"""
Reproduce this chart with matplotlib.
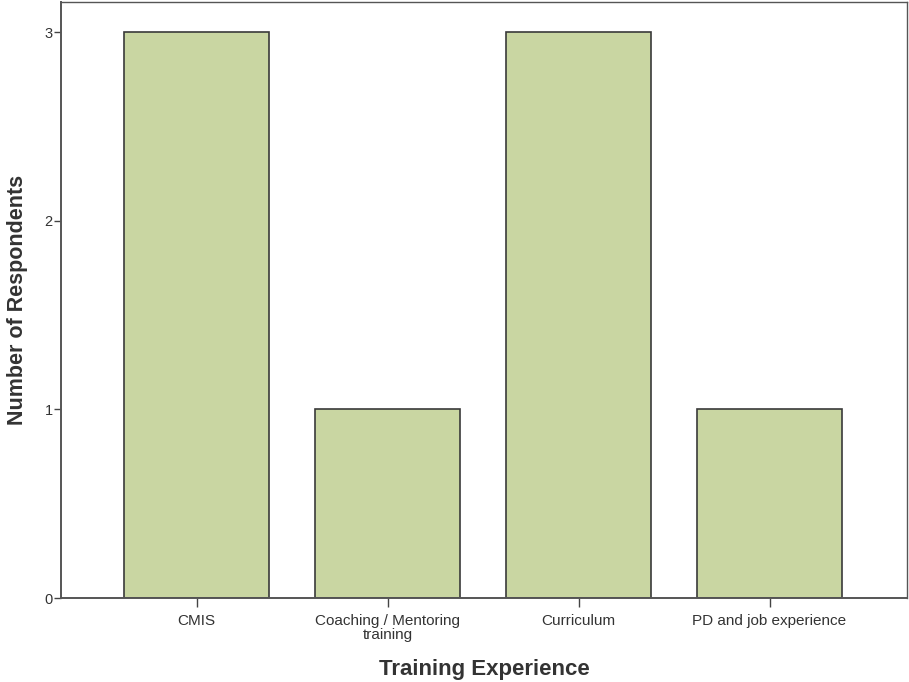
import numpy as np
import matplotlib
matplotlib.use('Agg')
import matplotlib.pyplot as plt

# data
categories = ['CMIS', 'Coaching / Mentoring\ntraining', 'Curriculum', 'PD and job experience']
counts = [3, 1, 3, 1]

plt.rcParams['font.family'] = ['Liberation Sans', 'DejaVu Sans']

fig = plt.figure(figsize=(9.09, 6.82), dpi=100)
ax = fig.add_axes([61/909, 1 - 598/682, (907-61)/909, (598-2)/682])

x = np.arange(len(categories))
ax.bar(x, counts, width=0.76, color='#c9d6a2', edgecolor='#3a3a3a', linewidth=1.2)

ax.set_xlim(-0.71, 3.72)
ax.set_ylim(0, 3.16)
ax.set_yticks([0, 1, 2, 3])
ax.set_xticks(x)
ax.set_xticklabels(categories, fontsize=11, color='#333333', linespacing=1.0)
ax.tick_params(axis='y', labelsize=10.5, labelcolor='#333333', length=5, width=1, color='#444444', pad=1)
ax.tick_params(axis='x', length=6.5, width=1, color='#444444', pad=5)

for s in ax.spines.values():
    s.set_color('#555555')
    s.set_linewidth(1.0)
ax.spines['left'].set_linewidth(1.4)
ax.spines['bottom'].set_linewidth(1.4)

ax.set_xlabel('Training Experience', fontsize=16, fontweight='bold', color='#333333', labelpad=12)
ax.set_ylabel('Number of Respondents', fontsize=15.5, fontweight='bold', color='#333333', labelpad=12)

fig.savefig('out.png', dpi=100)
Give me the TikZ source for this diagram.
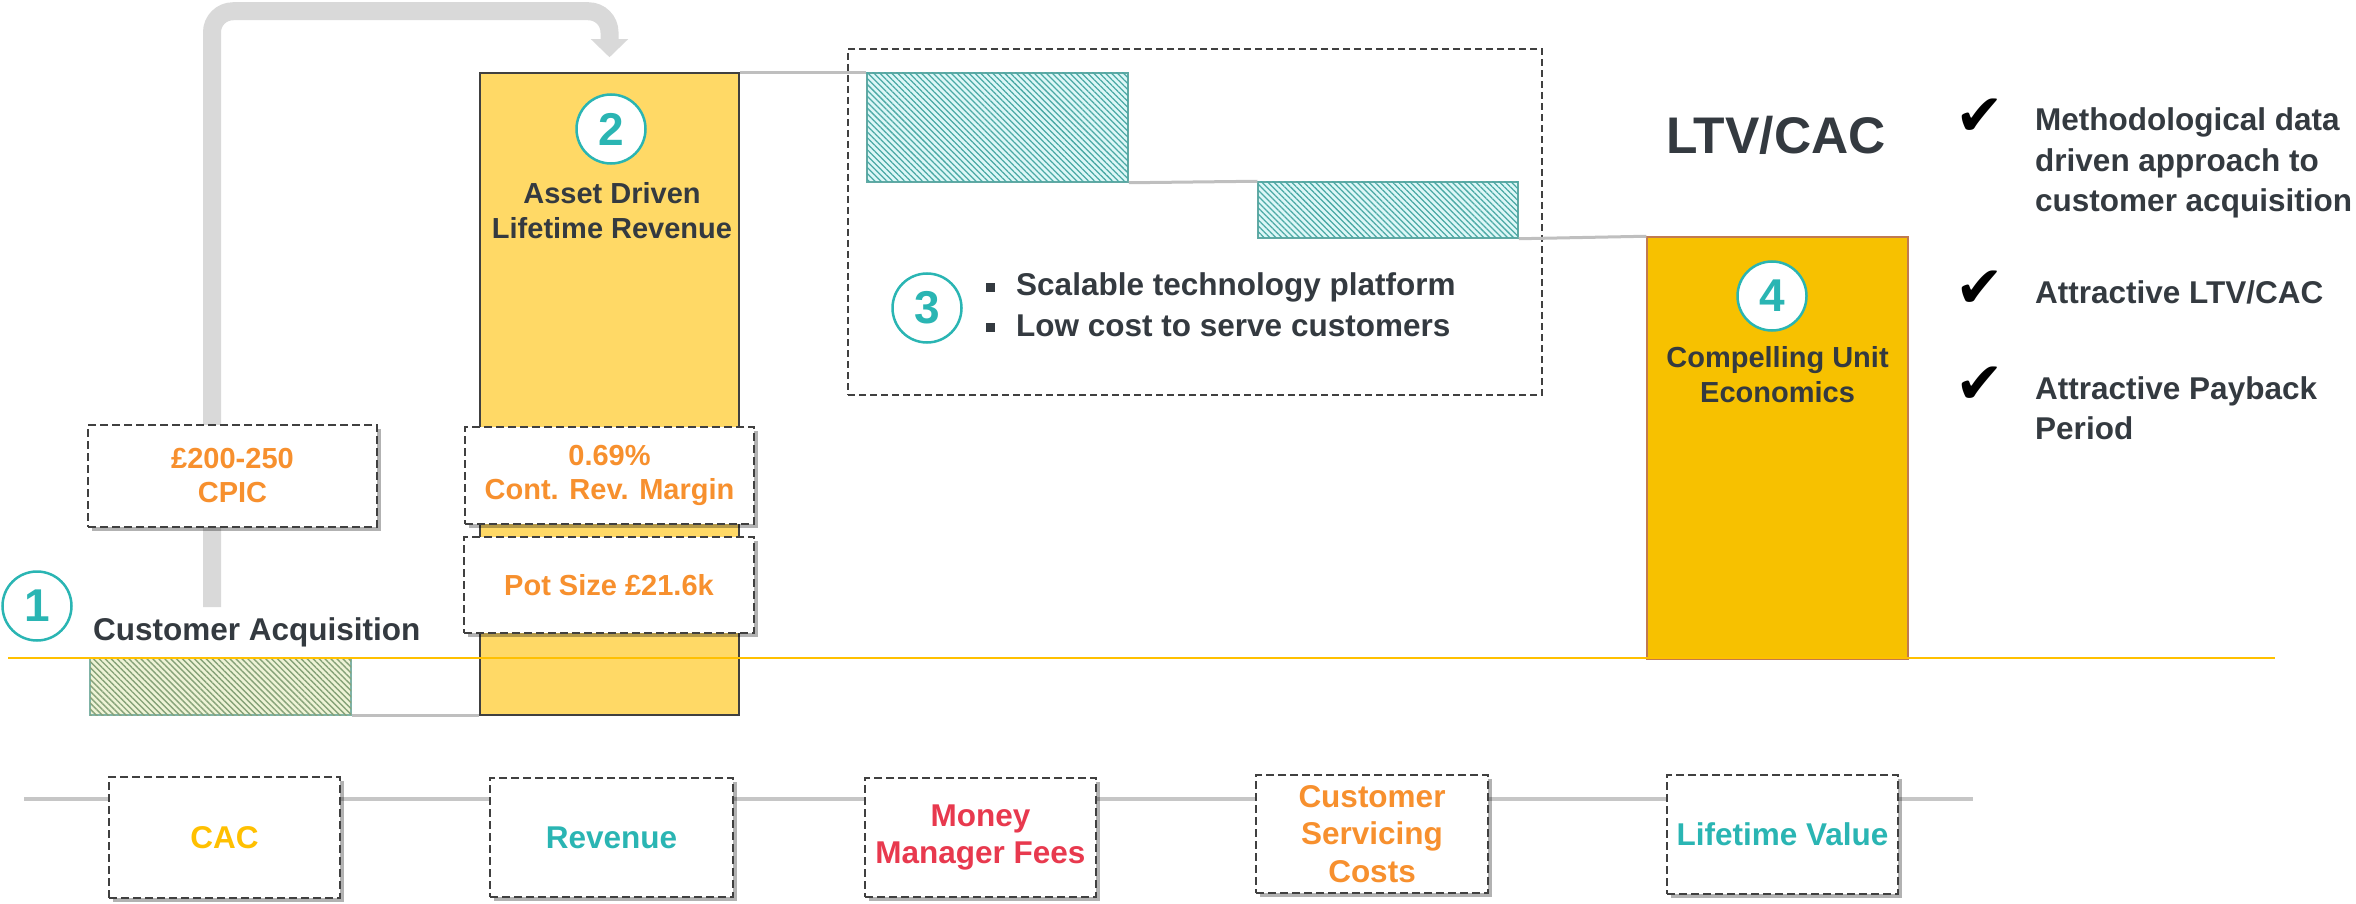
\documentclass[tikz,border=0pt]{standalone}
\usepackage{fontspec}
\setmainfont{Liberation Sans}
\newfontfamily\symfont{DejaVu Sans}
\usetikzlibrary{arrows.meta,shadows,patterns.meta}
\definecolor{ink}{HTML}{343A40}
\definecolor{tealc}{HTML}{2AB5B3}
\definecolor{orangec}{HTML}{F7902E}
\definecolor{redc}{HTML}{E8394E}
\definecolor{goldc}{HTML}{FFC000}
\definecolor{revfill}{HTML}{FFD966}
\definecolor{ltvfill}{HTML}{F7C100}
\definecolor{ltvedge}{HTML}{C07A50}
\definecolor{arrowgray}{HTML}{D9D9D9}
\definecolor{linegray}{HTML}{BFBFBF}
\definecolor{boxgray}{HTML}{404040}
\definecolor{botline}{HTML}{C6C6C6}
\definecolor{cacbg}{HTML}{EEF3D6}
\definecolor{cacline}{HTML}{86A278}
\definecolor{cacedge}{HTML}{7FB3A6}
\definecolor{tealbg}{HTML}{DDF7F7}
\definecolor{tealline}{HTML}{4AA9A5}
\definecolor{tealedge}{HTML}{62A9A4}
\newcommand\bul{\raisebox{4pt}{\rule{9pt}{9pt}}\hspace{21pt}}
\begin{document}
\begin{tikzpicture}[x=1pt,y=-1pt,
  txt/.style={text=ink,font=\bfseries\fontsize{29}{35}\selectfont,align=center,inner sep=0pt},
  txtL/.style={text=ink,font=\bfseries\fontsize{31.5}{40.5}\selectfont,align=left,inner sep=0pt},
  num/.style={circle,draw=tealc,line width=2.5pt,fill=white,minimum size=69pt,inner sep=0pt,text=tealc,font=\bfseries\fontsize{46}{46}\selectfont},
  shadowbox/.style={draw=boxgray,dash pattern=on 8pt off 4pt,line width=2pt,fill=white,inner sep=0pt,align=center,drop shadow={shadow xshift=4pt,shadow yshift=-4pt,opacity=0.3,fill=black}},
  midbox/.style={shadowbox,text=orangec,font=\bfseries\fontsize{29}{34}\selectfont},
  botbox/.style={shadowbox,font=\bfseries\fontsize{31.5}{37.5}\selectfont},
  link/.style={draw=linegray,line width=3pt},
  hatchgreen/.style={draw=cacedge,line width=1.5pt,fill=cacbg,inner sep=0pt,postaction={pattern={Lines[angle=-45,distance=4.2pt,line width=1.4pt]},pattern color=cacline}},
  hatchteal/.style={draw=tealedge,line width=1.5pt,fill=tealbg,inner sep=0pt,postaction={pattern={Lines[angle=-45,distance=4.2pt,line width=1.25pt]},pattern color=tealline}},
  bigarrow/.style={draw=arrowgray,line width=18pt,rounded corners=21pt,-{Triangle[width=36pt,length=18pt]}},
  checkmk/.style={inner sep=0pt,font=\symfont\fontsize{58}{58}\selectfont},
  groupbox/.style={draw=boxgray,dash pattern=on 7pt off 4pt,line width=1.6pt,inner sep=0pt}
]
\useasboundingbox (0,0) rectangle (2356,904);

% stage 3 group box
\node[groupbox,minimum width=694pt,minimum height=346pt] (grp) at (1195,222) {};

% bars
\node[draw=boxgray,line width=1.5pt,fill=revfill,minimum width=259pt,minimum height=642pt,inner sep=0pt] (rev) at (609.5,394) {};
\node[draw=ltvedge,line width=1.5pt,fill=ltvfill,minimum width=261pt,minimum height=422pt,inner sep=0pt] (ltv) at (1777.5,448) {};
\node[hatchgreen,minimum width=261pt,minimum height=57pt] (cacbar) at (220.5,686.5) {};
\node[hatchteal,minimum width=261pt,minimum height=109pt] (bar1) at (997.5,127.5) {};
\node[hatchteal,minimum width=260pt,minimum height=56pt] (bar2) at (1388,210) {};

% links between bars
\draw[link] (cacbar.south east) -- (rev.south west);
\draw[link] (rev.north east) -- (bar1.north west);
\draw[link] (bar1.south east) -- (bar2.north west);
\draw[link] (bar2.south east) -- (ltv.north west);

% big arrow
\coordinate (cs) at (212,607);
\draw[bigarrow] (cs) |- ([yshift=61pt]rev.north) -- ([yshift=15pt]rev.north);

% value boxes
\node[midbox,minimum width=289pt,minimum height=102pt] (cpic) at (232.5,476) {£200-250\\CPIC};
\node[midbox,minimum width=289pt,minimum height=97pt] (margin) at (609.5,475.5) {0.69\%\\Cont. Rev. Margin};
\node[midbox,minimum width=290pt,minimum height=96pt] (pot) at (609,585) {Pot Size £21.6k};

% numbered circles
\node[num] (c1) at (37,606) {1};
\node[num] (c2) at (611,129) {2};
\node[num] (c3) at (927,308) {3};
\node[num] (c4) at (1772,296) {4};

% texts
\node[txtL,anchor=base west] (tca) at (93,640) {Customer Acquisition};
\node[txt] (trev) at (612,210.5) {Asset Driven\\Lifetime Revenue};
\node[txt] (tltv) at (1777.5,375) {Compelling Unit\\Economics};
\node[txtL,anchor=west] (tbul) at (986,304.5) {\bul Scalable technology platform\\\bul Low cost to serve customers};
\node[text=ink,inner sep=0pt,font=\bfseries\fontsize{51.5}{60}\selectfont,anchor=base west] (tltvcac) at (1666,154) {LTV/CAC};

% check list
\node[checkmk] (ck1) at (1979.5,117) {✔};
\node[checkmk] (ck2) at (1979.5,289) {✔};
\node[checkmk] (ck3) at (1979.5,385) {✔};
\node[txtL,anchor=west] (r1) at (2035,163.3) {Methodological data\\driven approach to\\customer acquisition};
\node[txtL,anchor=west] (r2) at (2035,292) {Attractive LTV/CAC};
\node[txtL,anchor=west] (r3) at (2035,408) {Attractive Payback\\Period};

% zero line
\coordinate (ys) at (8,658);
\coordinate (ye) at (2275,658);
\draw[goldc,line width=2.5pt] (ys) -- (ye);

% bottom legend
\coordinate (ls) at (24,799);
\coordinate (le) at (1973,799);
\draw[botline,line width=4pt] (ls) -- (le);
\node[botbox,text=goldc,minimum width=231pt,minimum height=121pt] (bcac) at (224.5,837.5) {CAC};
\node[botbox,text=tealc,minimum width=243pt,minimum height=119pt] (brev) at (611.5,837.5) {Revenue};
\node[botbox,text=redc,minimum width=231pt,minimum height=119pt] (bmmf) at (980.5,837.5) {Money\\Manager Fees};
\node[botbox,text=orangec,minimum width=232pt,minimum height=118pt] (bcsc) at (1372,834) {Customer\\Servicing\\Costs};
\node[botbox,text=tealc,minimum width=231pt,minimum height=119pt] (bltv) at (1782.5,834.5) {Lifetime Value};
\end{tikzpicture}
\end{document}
"""
▸ **Instructions to follow**
Reproduce the records word for word, please, from their first line up to and including the line that contains "plt.rcParams['font.family'] = ['Liberation", but no pictures.

▸ **Expected answer**
Reproduce this chart with matplotlib.
import numpy as np
import matplotlib
matplotlib.use('Agg')
import matplotlib.pyplot as plt

# data
categories = ['CMIS', 'Coaching / Mentoring\ntraining', 'Curriculum', 'PD and job experience']
counts = [3, 1, 3, 1]

plt.rcParams['font.family'] = ['Liberation Sans', 'DejaVu Sans']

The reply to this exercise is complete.